WHAT TO WORK ON:
Exclude the pictures, then copy word for word the lines running from the beginning of the records through the line with "const cob3Y = [38, 92, 253, 450];".

SUPPLIED INFORMATION:
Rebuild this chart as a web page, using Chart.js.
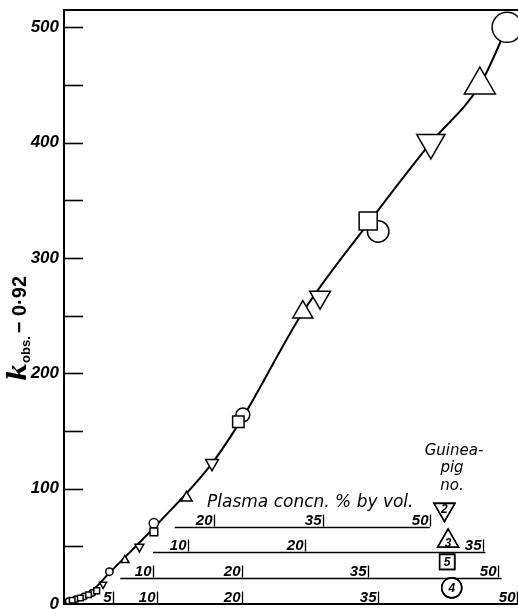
<!DOCTYPE html>
<html>
<head>
<meta charset="utf-8">
<script src="https://cdn.jsdelivr.net/npm/chart.js@4.4.1/dist/chart.umd.min.js"></script>
<style>
  html, body { margin: 0; padding: 0; background: #fff; }
  #grafica { display: block; }
</style>
</head>
<body>
<canvas id="grafica" width="518" height="609"></canvas>
<script>
// Datos (eje x: posición común, igual a la concn. del cobayo 4)
const yMarcas = [0, 100, 200, 300, 400, 500];
const yMenores = [50, 150, 250, 350, 450];

// cobayo 2 - triángulo invertido
const cob2X = [4.3, 8.3, 16.3, 28.2, 40.4];
const cob2Y = [17, 49.5, 122, 266, 400];

// cobayo 3 - triángulo
const cob3X = [6.7, 13.5, 26.3, 45.8];
const cob3Y = [38, 92, 253, 450];

// cobayo 5 - cuadrado
const cob5X = [0.9, 1.8, 2.7, 3.6, 9.9, 19.2, 33.5];
const cob5Y = [3.2, 5.2, 8, 11.5, 62.5, 158, 332];

// cobayo 4 - círculo
const cob4X = [0.5, 1.3, 2.2, 3.1, 5.0, 9.9, 19.7, 34.6, 48.8];
const cob4Y = [2.5, 4.2, 6.5, 9.5, 28, 70, 164, 323, 500];

// curva ajustada
const curvaX = [0, 3, 5, 10, 16.3, 19.7, 26.3, 33.5, 40.4, 45.8, 48.8];
const curvaY = [0, 11, 27, 67, 122, 162, 253, 330, 400, 450, 500];

// escalas de concentración de plasma (% por vol.)
const esc2Etiquetas = ["20", "35", "50"];
const esc2Pos = [16.5, 28.5, 40.3];
const esc3Etiquetas = ["10", "20", "35"];
const esc3Pos = [13.7, 26.5, 46.1];
const esc5Etiquetas = ["10", "20", "35", "50"];
const esc5Pos = [9.8, 19.6, 33.5, 47.8];
const esc4Etiquetas = ["5", "10", "20", "35", "50"];
const esc4Pos = [5.4, 10.2, 19.6, 34.6, 49.9];

function puntos(xs, ys) {
  return xs.map((x, i) => ({ x: x, y: ys[i] }));
}

const escalas = [
  { num: "2", estilo: "triangle", rot: 180, nivel: 67, desde: 12.2, hasta: 40.3, etiquetas: esc2Etiquetas, pos: esc2Pos, mx: 41.9, my: 82, r: 12 },
  { num: "3", estilo: "triangle", rot: 0, nivel: 45, desde: 9.8, hasta: 46.4, etiquetas: esc3Etiquetas, pos: esc3Pos, mx: 42.3, my: 54.5, r: 12 },
  { num: "5", estilo: "rect", rot: 0, nivel: 22.6, desde: 6.2, hasta: 48.2, etiquetas: esc5Etiquetas, pos: esc5Pos, mx: 42.2, my: 36.5, r: 10.6 },
  { num: "4", estilo: "circle", rot: 0, nivel: 0, desde: 0, hasta: 0, etiquetas: esc4Etiquetas, pos: esc4Pos, mx: 42.7, my: 14, r: 10 }
];

/* PLUGIN: marcas interiores, título del eje y, escalas */
const dibujoExtra = {
  id: "dibujoExtra",
  beforeDatasetsDraw(chart) {
    const c = chart.ctx;
    const area = chart.chartArea;
    const sx = chart.scales.x;
    const sy = chart.scales.y;

    c.save();
    c.strokeStyle = "#000";
    c.lineWidth = 2;
    // borde superior
    c.beginPath();
    c.moveTo(area.left - 1, area.top);
    c.lineTo(area.right, area.top);
    c.stroke();
    // marcas interiores
    c.lineWidth = 1.6;
    sy.ticks.forEach(t => {
      if (t.value === 0) return;
      const py = Math.round(sy.getPixelForValue(t.value)) + 0.5;
      c.beginPath();
      c.moveTo(area.left, py);
      c.lineTo(area.left + 19, py);
      c.stroke();
    });

    // escalas de plasma
    c.fillStyle = "#000";
    c.textAlign = "right";
    c.textBaseline = "alphabetic";
    c.font = "italic bold 15px 'Liberation Sans'";
    escalas.forEach(e => {
      const py = Math.round(sy.getPixelForValue(e.nivel)) + 0.5;
      c.lineWidth = 1.6;
      if (e.hasta > e.desde) {
        c.beginPath();
        c.moveTo(sx.getPixelForValue(e.desde), py);
        c.lineTo(sx.getPixelForValue(e.hasta), py);
        c.stroke();
      }
      e.pos.forEach((p, i) => {
        const px = Math.round(sx.getPixelForValue(p)) + 0.5;
        c.lineWidth = 1.3;
        c.beginPath();
        c.moveTo(px, py - 1);
        c.lineTo(px, py - 13);
        c.stroke();
        c.fillText(e.etiquetas[i], px - 2, py - 3);
      });
    });
    c.restore();
  },
  afterDatasetsDraw(chart) {
    const c = chart.ctx;
    const sx = chart.scales.x;
    const sy = chart.scales.y;
    c.save();
    // marcadores de la leyenda
    escalas.forEach(e => {
      const px = sx.getPixelForValue(e.mx);
      const py = sy.getPixelForValue(e.my);
      c.fillStyle = "#fff";
      c.strokeStyle = "#000";
      c.lineWidth = 1.6;
      Chart.helpers.drawPoint(c, { pointStyle: e.estilo, radius: e.r, rotation: e.rot, borderWidth: 1.6 }, px, py);
      c.fill();
      c.stroke();
      c.fillStyle = "#000";
      c.textAlign = "center";
      c.textBaseline = "middle";
      c.font = "italic bold 12px 'Liberation Sans'";
      const dy = e.estilo === "triangle" ? (e.rot ? -1 : 2) : 0;
      c.fillText(e.num, px, py + dy + 1);
    });

    // textos
    c.fillStyle = "#000";
    c.textBaseline = "alphabetic";
    c.textAlign = "left";
    c.font = "oblique 17px 'DejaVu Sans'";
    c.fillText("Plasma concn. % by vol.", 207, 507);
    c.textAlign = "center";
    c.font = "oblique 15px 'DejaVu Sans'";
    c.fillText("Guinea-", 454, 455);
    c.fillText("pig", 452, 472);
    c.fillText("no.", 452, 490);

    // título eje y
    c.translate(26, 324);
    c.rotate(-Math.PI / 2);
    c.textAlign = "left";
    let x = -57;
    c.font = "italic bold 26px 'DejaVu Serif'";
    c.fillText("k", x, 0);
    x += c.measureText("k").width;
    c.font = "bold 13px 'Liberation Sans'";
    c.fillText("obs.", x, 4);
    x += c.measureText("obs.").width + 3;
    c.font = "bold 20px 'Liberation Sans'";
    c.fillText("\u2212 0\u00b792", x, 0);
    c.restore();
  }
};

const ctx = document.getElementById("grafica");

const marca = (estilo, rot, base, k) => ({
  pointStyle: estilo,
  rotation: rot,
  pointRadius: c => (c.raw ? base + c.raw.y * k : base),
  pointBackgroundColor: "#fff",
  pointBorderColor: "#000",
  pointBorderWidth: 1.5,
  showLine: false,
  clip: false
});

// quita el relleno automático de las escalas
const sinRelleno = s => {
  s.paddingTop = 0;
  s.paddingBottom = 0;
  s.paddingLeft = 0;
  s.paddingRight = 0;
};

new Chart(ctx, {
  type: "scatter",
  data: {
    datasets: [
      Object.assign({ label: "2", data: puntos(cob2X, cob2Y) }, marca("triangle", 180, 3.5, 0.032)),
      Object.assign({ label: "3", data: puntos(cob3X, cob3Y) }, marca("triangle", 0, 3.5, 0.032)),
      Object.assign({ label: "5", data: puntos(cob5X, cob5Y) }, marca("rect", 0, 3.8, 0.027)),
      Object.assign({ label: "4", data: puntos(cob4X, cob4Y) }, marca("circle", 0, 3, 0.024)),
      {
        label: "curva",
        data: puntos(curvaX, curvaY),
        showLine: true,
        borderColor: "#000",
        borderWidth: 2,
        pointRadius: 0,
        tension: 0.35,
        cubicInterpolationMode: "monotone",
        clip: false
      }
    ]
  },
  options: {
    responsive: false,
    animation: false,
    layout: { autoPadding: false, padding: { top: 10, right: 0, left: 0, bottom: 0 } },
    plugins: {
      legend: { display: false },
      tooltip: { enabled: false }
    },
    scales: {
      x: {
        type: "linear",
        min: 0,
        max: 50,
        ticks: { display: false },
        grid: { display: false, drawTicks: false },
        border: { display: true, width: 2, color: "#000" },
        afterFit: s => { s.height = 5; sinRelleno(s); }
      },
      y: {
        type: "linear",
        min: 0,
        max: 515,
        afterBuildTicks: s => {
          s.ticks = yMarcas.concat(yMenores).sort((a, b) => a - b).map(v => ({ value: v }));
        },
        ticks: {
          autoSkip: false,
          color: "#000",
          padding: 5,
          font: { family: "Liberation Sans", size: 17, weight: "bold", style: "italic" },
          callback: v => (yMarcas.includes(v) ? v : "")
        },
        grid: { display: false, drawTicks: false },
        border: { display: true, width: 2, color: "#000" },
        afterFit: s => { s.width = 64; sinRelleno(s); }
      }
    }
  },
  plugins: [dibujoExtra]
});
</script>
</body>
</html>
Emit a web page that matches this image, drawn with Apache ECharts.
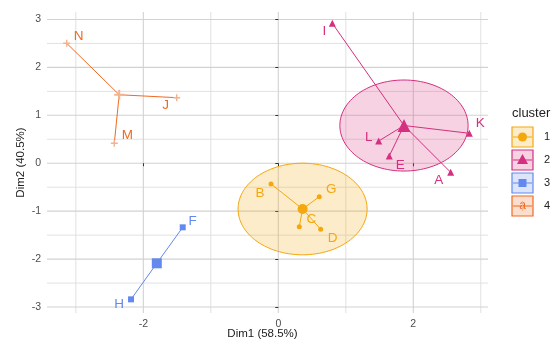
<!DOCTYPE html>
<html>
<head>
<meta charset="utf-8">
<script src="https://cdn.jsdelivr.net/npm/echarts@6/dist/echarts.min.js"></script>
<style>
  html, body { margin: 0; padding: 0; background: #ffffff; }
  #chart { width: 555px; height: 349px; }
</style>
</head>
<body>
<div id="chart"></div>
<script>
// Individuals projected on the first two dimensions, grouped by cluster
const clusterNames = ['1', '2', '3', '4'];

const cluster1Labels = ['B', 'G', 'C', 'D'];
const cluster1Dim1 = [-0.108, 0.607, 0.311, 0.628];
const cluster1Dim2 = [-0.433, -0.698, -1.324, -1.378];

const cluster2Labels = ['A', 'E', 'I', 'K', 'L'];
const cluster2Dim1 = [2.554, 1.644, 0.80, 2.83, 1.487];
const cluster2Dim2 = [-0.189, 0.151, 2.92, 0.625, 0.464];

const cluster3Labels = ['F', 'H'];
const cluster3Dim1 = [-1.416, -2.182];
const cluster3Dim2 = [-1.337, -2.84];

const cluster4Labels = ['J', 'M', 'N'];
const cluster4Dim1 = [-1.505, -2.43, -3.135];
const cluster4Dim2 = [1.368, 0.416, 2.503];

// cluster centres
const centerDim1 = [0.36, 1.862, -1.80, -2.357];
const centerDim2 = [-0.955, 0.787, -2.088, 1.429];

// radius of the concentration circle (only clusters 1 and 2 have one)
const circleRadius = [0.956, 0.95, null, null];

// axis ticks and grid lines
const xTicks = [-2, 0, 2];
const yTicks = [-3, -2, -1, 0, 1, 2, 3];
const xMinorGrid = [-3, -1, 1, 3];
const yMinorGrid = [-2.5, -1.5, -0.5, 0.5, 1.5, 2.5];

const xTitle = 'Dim1 (58.5%)';
const yTitle = 'Dim2 (40.5%)';
const legendTitle = 'cluster';

// ---- styling ----
const fontFamily = 'Liberation Sans, Arial, sans-serif';
const colors = ['#F4A70E', '#D4307F', '#6389EE', '#EF6A22'];
const pointColors = ['#F4A70E', '#D4307F', '#6389EE', '#F3B290'];
const fillColors = ['rgba(244,167,14,0.22)', 'rgba(212,48,127,0.22)', 'rgba(99,137,238,0.22)', 'rgba(239,106,34,0.22)'];
const plusPath = 'path://M4,0h2v4h4v2h-4v4h-2v-4h-4v-2h4z';
const pointSymbols = ['circle', 'triangle', 'rect', plusPath];
const pointSizes = [5, 7, 6, 7];
const centerSizes = [10, 13, 10, 10];
const gridStyles = {
  major: { stroke: '#d2d2d2', lineWidth: 1.1 },
  minor: { stroke: '#dedede', lineWidth: 0.9 }
};

// text placement (pixels) of each individual's label relative to its point
const labelOffset = {
  B: [-11, 9], G: [12, -7], C: [12, -7], D: [12, 9],
  A: [-12, 8], E: [11, 9], I: [-8, 8], K: [11, -10], L: [-10, -4],
  F: [10, -6], H: [-12, 5],
  J: [-11, 8], M: [13, -8], N: [12, -7]
};

const clusters = [
  { labels: cluster1Labels, x: cluster1Dim1, y: cluster1Dim2 },
  { labels: cluster2Labels, x: cluster2Dim1, y: cluster2Dim2 },
  { labels: cluster3Labels, x: cluster3Dim1, y: cluster3Dim2 },
  { labels: cluster4Labels, x: cluster4Dim1, y: cluster4Dim2 }
];

const series = [];

// background grid: [value, 0 = vertical / 1 = horizontal, 0 = minor / 1 = major]
const gridData = [].concat(
  xMinorGrid.map(v => [v, 0, 0]),
  yMinorGrid.map(v => [v, 1, 0]),
  xTicks.map(v => [v, 0, 1]),
  yTicks.map(v => [v, 1, 1])
);
series.push({
  type: 'custom',
  z: 0,
  silent: true,
  data: gridData,
  encode: { x: -1, y: -1 },
  renderItem: function (params, api) {
    const v = api.value(0), horizontal = api.value(1) === 1, major = api.value(2) === 1;
    const cs = params.coordSys;
    let shape;
    if (horizontal) {
      const y = api.coord([0, v])[1];
      shape = { x1: cs.x, y1: y, x2: cs.x + cs.width, y2: y };
    } else {
      const x = api.coord([v, 0])[0];
      shape = { x1: x, y1: cs.y, x2: x, y2: cs.y + cs.height };
    }
    return { type: 'line', shape: shape, style: major ? gridStyles.major : gridStyles.minor };
  }
});

// concentration circles (circles in data units)
series.push({
  type: 'custom',
  z: 1,
  silent: true,
  data: circleRadius.map((r, k) => r == null ? null : [centerDim1[k], centerDim2[k], r, k]).filter(d => d),
  renderItem: function (params, api) {
    const cx = api.value(0), cy = api.value(1), r = api.value(2), k = api.value(3);
    const pts = [];
    for (let i = 0; i < 120; i++) {
      const a = i / 120 * Math.PI * 2;
      pts.push(api.coord([cx + r * Math.cos(a), cy + r * Math.sin(a)]));
    }
    return {
      type: 'polygon',
      shape: { points: pts },
      style: { fill: fillColors[k], stroke: colors[k], lineWidth: 1 }
    };
  }
});

clusters.forEach((c, k) => {
  // segments from centre to every member
  series.push({
    type: 'lines',
    coordinateSystem: 'cartesian2d',
    z: 2,
    silent: true,
    lineStyle: { color: colors[k], width: 1, opacity: 1 },
    data: c.labels.map((n, i) => ({ coords: [[centerDim1[k], centerDim2[k]], [c.x[i], c.y[i]]] }))
  });
  // members
  series.push({
    type: 'scatter',
    z: 3,
    clip: false,
    symbol: pointSymbols[k],
    symbolSize: pointSizes[k],
    itemStyle: { color: pointColors[k], opacity: 1 },
    data: c.labels.map((n, i) => ({
      name: n,
      value: [c.x[i], c.y[i]],
      label: {
        show: true,
        formatter: n,
        position: 'inside',
        offset: labelOffset[n],
        align: 'center',
        verticalAlign: 'middle',
        color: colors[k],
        textBorderWidth: 0,
        textBorderColor: 'transparent',
        fontSize: 13.5,
        fontFamily: fontFamily
      }
    }))
  });
  // centre
  series.push({
    type: 'scatter',
    z: 4,
    symbol: pointSymbols[k],
    symbolSize: centerSizes[k],
    itemStyle: { color: pointColors[k], opacity: 1 },
    data: [[centerDim1[k], centerDim2[k]]]
  });
});

// legend keys
const legendGraphics = [{
  type: 'text', left: 512, top: 107,
  style: { text: legendTitle, fontSize: 13, fill: '#222', fontFamily: fontFamily }
}];
clusterNames.forEach((name, k) => {
  const cy = 137 + k * 23;
  const children = [
    { type: 'rect', shape: { x: 0, y: -10, width: 21, height: 20 }, style: { fill: fillColors[k], stroke: colors[k], lineWidth: 1.2 } },
    { type: 'line', shape: { x1: 1, y1: 0, x2: 20, y2: 0 }, style: { stroke: colors[k], lineWidth: 1 } }
  ];
  if (k === 0) children.push({ type: 'circle', shape: { cx: 10.5, cy: 0, r: 4.6 }, style: { fill: colors[k] } });
  if (k === 1) children.push({ type: 'polygon', shape: { points: [[10.5, -6], [16, 4], [5, 4]] }, style: { fill: colors[k] } });
  if (k === 2) children.push({ type: 'rect', shape: { x: 6.5, y: -4, width: 8, height: 8 }, style: { fill: colors[k] } });
  if (k === 3) {
    children.push({ type: 'text', x: 10.5, y: 0, style: { text: 'a', fontSize: 12, fill: colors[k], align: 'center', verticalAlign: 'middle', fontFamily: fontFamily } });
    children.push({ type: 'line', shape: { x1: 10.5, y1: -5, x2: 10.5, y2: 5 }, style: { stroke: '#F3B290', lineWidth: 1.2 } });
  }
  children.push({ type: 'text', x: 32, y: 0, style: { text: name, fontSize: 11, fill: '#222', verticalAlign: 'middle', fontFamily: fontFamily } });
  legendGraphics.push({ type: 'group', x: 512, y: cy, children: children });
});

const axisText = { color: '#4d4d4d', fontSize: 10.5, fontFamily: fontFamily };
const titleText = { color: '#222', fontSize: 11.5, fontFamily: fontFamily };

const option = {
  animation: false,
  backgroundColor: '#ffffff',
  grid: { left: 47, right: 67, top: 12, bottom: 36, containLabel: false },
  xAxis: {
    type: 'value',
    min: -3.427, max: 3.107,
    name: xTitle, nameLocation: 'middle', nameGap: 15, nameMoveOverlap: false,
    nameTextStyle: Object.assign({ padding: [0, 10, 0, 0] }, titleText),
    axisLine: { show: false },
    axisTick: { show: true, customValues: xTicks, length: 3, lineStyle: { color: '#333', width: 1 } },
    axisLabel: Object.assign({ customValues: xTicks, margin: 6 }, axisText),
    splitLine: { show: false }
  },
  yAxis: {
    type: 'value',
    min: -3.125, max: 3.156,
    name: yTitle, nameLocation: 'middle', nameGap: 20, nameMoveOverlap: false,
    nameTextStyle: titleText,
    axisLine: { show: false },
    axisTick: { show: true, customValues: yTicks, length: 3, lineStyle: { color: '#333', width: 1 } },
    axisLabel: Object.assign({ customValues: yTicks, margin: 6 }, axisText),
    splitLine: { show: false }
  },
  graphic: legendGraphics,
  series: series
};

const chart = echarts.init(document.getElementById('chart'), null, { renderer: 'canvas' });
chart.setOption(option);
</script>
</body>
</html>
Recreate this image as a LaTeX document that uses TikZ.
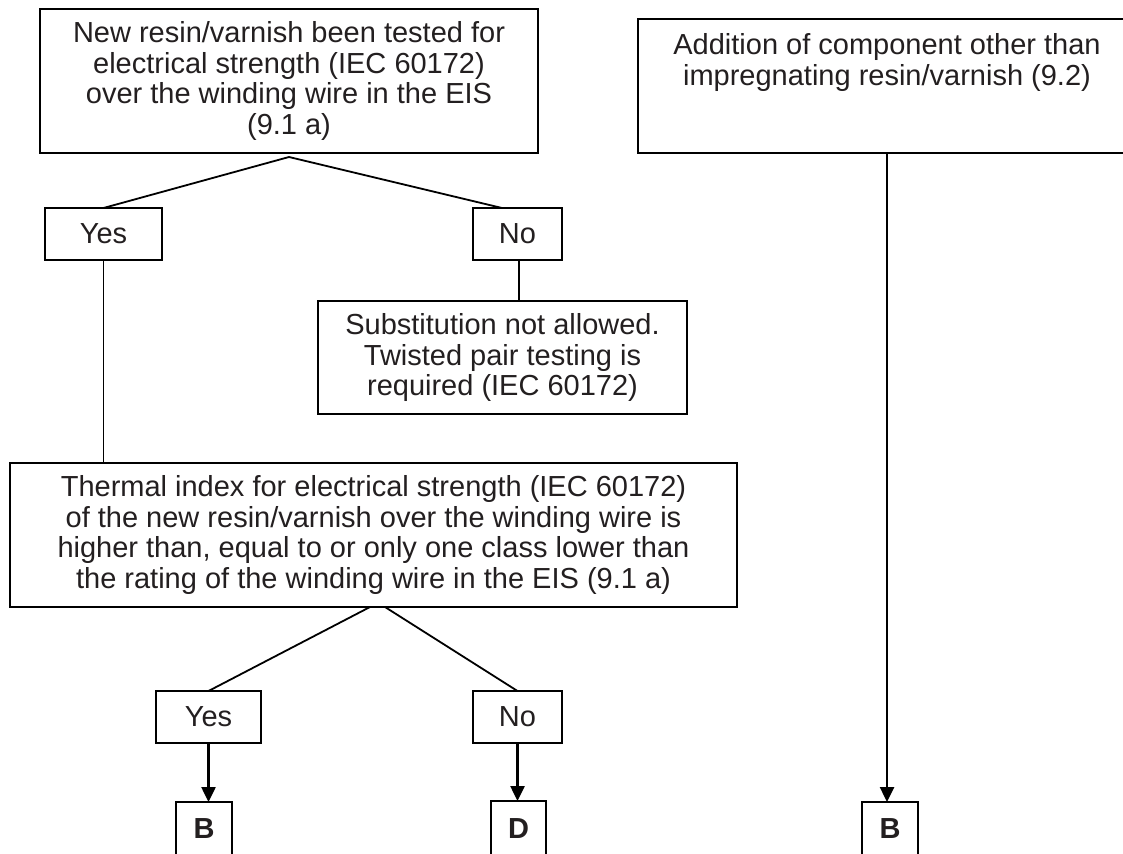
\documentclass[tikz,border=0pt]{standalone}
\usepackage{fontspec}
\setmainfont{Liberation Sans}
\usetikzlibrary{arrows.meta}
\definecolor{ink}{HTML}{231F20}
\begin{document}
\begin{tikzpicture}[x=1pt,y=-1pt,
  txt/.style={inner sep=0pt, outer sep=0pt, align=center, text=ink,
    font=\fontsize{29}{30.5}\selectfont},
  box/.style={txt, draw=black, line width=1.8pt},
  tag/.style={box, font=\bfseries\fontsize{29}{30.5}\selectfont},
  link/.style={draw=black, line width=1.8pt},
  flow/.style={draw=black, line width=2.5pt, -{Triangle[length=15pt,width=14pt]}}]
\fill[white] (0,0) rectangle (1123,853);
\useasboundingbox (0,0) rectangle (1123,853);

% question boxes
\node[box, minimum width=498pt, minimum height=144pt] (tl) at (289,81)
  {New resin/varnish been tested for\\electrical strength (IEC 60172)\\over the winding wire in the EIS\\(9.1 a)};
\node[box, minimum width=498pt, minimum height=134pt] (tr) at (887,86) {};
\node[txt, anchor=north] (trtext) at (887,33.9)
  {Addition of component other than\\impregnating resin/varnish (9.2)};

% first decision
\node[box, minimum width=117pt, minimum height=52pt] (yes1) at (103.5,234) {Yes};
\node[box, minimum width=89pt, minimum height=52pt] (no1) at (517.5,234) {No};
\node[box, minimum width=369pt, minimum height=113pt] (sub) at (502.5,357.5)
  {Substitution not allowed.\\Twisted pair testing is\\required (IEC 60172)};

% thermal index question
\node[box, minimum width=727pt, minimum height=144pt] (therm) at (373.5,535)
  {Thermal index for electrical strength (IEC 60172)\\of the new resin/varnish over the winding wire is\\higher than, equal to or only one class lower than\\the rating of the winding wire in the EIS (9.1 a)};

% second decision
\node[box, minimum width=105pt, minimum height=52pt] (yes2) at (208.5,717) {Yes};
\node[box, minimum width=89pt, minimum height=52pt] (no2) at (517.5,717) {No};

% outcome markers (their lower edges run off the page)
\node[tag, minimum width=56pt, minimum height=58pt, text depth=4pt] (b1) at (204,831) {B};
\node[tag, minimum width=55pt, minimum height=59pt, text depth=4pt] (d) at (518.5,830.5) {D};
\node[tag, minimum width=56pt, minimum height=58pt, text depth=4pt] (b2) at (890,831) {B};

% connectors
\draw[link] ([yshift=-4pt]tl.south) -- (yes1.north);
\draw[link] ([yshift=-4pt]tl.south) -- ([xshift=-15.5pt]no1.north);
\draw[link] (yes1.south) -- (yes1.south |- therm.north);
\draw[link] ([xshift=1.5pt]no1.south) -- ([xshift=1.5pt]no1.south |- sub.north);
\draw[link] ([xshift=-3.5pt]therm.south) -- (yes2.north);
\draw[link] ([xshift=11.5pt]therm.south) -- (no2.north);
\draw[flow] (yes2.south) -- (yes2.south |- b1.north);
\draw[flow] (no2.south) -- (no2.south |- d.north);
\draw[flow] (tr.south) -- (tr.south |- b2.north);
\end{tikzpicture}
\end{document}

RESULT FOR THIS TASK:
Rebuild this chart as a web page, using Chart.js.
<!DOCTYPE html>
<html>
<head>
<meta charset="utf-8">
<script src="https://cdn.jsdelivr.net/npm/chart.js@4.4.1/dist/chart.umd.min.js"></script>
<style>
  html, body { margin: 0; padding: 0; background: #fff; }
  #grafica { display: block; }
</style>
</head>
<body>
<canvas id="grafica" width="518" height="609"></canvas>
<script>
// Datos (eje x: posición común, igual a la concn. del cobayo 4)
const yMarcas = [0, 100, 200, 300, 400, 500];
const yMenores = [50, 150, 250, 350, 450];

// cobayo 2 - triángulo invertido
const cob2X = [4.3, 8.3, 16.3, 28.2, 40.4];
const cob2Y = [17, 49.5, 122, 266, 400];

// cobayo 3 - triángulo
const cob3X = [6.7, 13.5, 26.3, 45.8];
const cob3Y = [38, 92, 253, 450];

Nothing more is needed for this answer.